The annual Ten Thousand Villages Thompson Festival Sale will be taking place over the next week-plus at Advent Lutheran Church on Thompson Drive North.

The event runs from Nov. 12-20, with fair trade goods for sale from 2 p.m. to 9 p.m. during the week and 10 a.m. to 4 p.m. on Saturdays. As usual, the festival will take a break on Nov. 14, the only Sunday of this year's campaign. This is the 22nd year for the sale, and the second year it is being held at Advent Lutheran.

Furniture, kitchenware, linens, jewellery, toys, and home décor items will be among the fair trade items featured at the sale. Products sold by Ten Thousand Villages come primarily from developing countries, where the organization works with the unemployed and underemployed to provide them with a reasonable compensation for their work.

"Ten Thousand Village is a fair trade shopping place," explains organizer Bea Shantz. "It is the oldest fair trade retailer in North America. It gives the opportunity to shop for goods from around the world." Shantz notes that some of the Festival Sale's most reliable customers are immigrants who like being able to purchase authentic goods from their home countries, as well as travellers for whom it might not have been practical to bring many authentic goods back to Canada.

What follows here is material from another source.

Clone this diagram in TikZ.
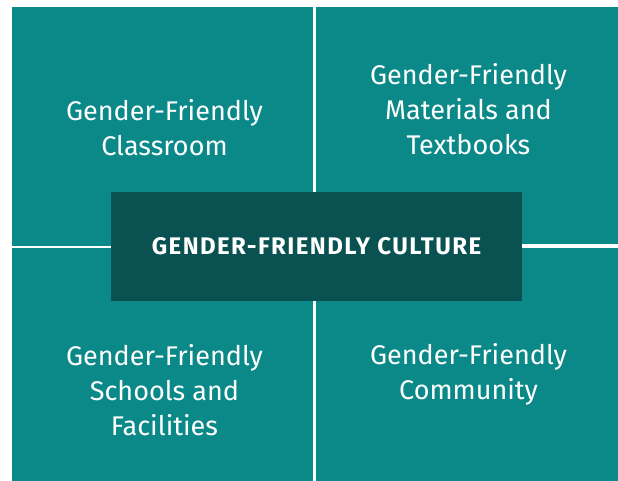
\documentclass[tikz,border=0pt]{standalone}
\usepackage{fontspec}
\setmainfont{Fira Sans}
\usetikzlibrary{positioning}
\definecolor{quadteal}{HTML}{0B8988}
\definecolor{coredark}{HTML}{0A5152}

\begin{document}
\begin{tikzpicture}[x=1pt, y=-1pt]
\tikzset{quad/.style={rectangle, fill=quadteal, draw=none, inner sep=0pt, outer sep=0pt, anchor=north west}, quadlabel/.style={text=white, align=center, inner sep=0pt, font=\fontsize{27}{35}\selectfont}}

\useasboundingbox[fill=white] (0,0) rectangle (618,481);

% four quadrants, white gaps between
\node[quad, minimum width=301pt, minimum height=238.7pt] (TL) at (12,7) {};
\node[quad, minimum width=302pt, minimum height=237pt] (TR) at (316,7) {};
\node[quad, minimum width=301pt, minimum height=233.3pt] (BL) at (12,247.7) {};
\node[quad, minimum width=302pt, minimum height=233pt] (BR) at (316,248) {};

% labels
\node[quadlabel] (TLtext) at (164.5,128) {Gender-Friendly\\Classroom};
\node[quadlabel] (TRtext) at (468.5,109.5) {Gender-Friendly\\Materials and\\Textbooks};
\node[quadlabel] (BLtext) at (164.5,390) {Gender-Friendly\\Schools and\\Facilities};
\node[quadlabel] (BRtext) at (468.5,374) {Gender-Friendly\\Community};

% centre box
\node[rectangle, fill=coredark, minimum width=411pt, minimum height=108.5pt, text=white, font=\fontsize{24}{26}\selectfont\bfseries\addfontfeatures{LetterSpace=6}] (core) at (316.5,246.3) {GENDER-FRIENDLY CULTURE};

\end{tikzpicture}
\end{document}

Ten Thousand Villages began as an offshoot of the Mennonite Central Committee (MCC). In 1946, MCC worker Edna Ruth Byler visited volunteers in Puerto Rico who were helping to lift women out of poverty by teaching them to sew. Byler brought several pieces of embroidery home with her to sell to friends and neighbours, and later expanded her line to include arts and crafts from Palestinians and Haitians. The line continued to expand, and in 1996, adopted the Ten Thousand Villages name. It remains part of the MCC.

"The artisan has already received full value for their work," says Shantz. Those workers in developing countries who produce goods for Ten Thousand Villages - known as artisans - are paid up front based on what the organization considers to be a fair price for the work the artisan put into it.

A portion of revenues from the sale will remain in Thompson to be invested back into the community. Shantz says that last year's recipients included the Our Home Kikinaw project as well as the youth drop-in centre run by Continental Missions, while groups such as the homeless shelter and the Thompson Crisis Centre have received donations in the past.

Thompson and Swan River are the only Manitoban communities currently taking part in annual festivals, though Ten Thousand Villages does maintain several stores in the southern part of the province.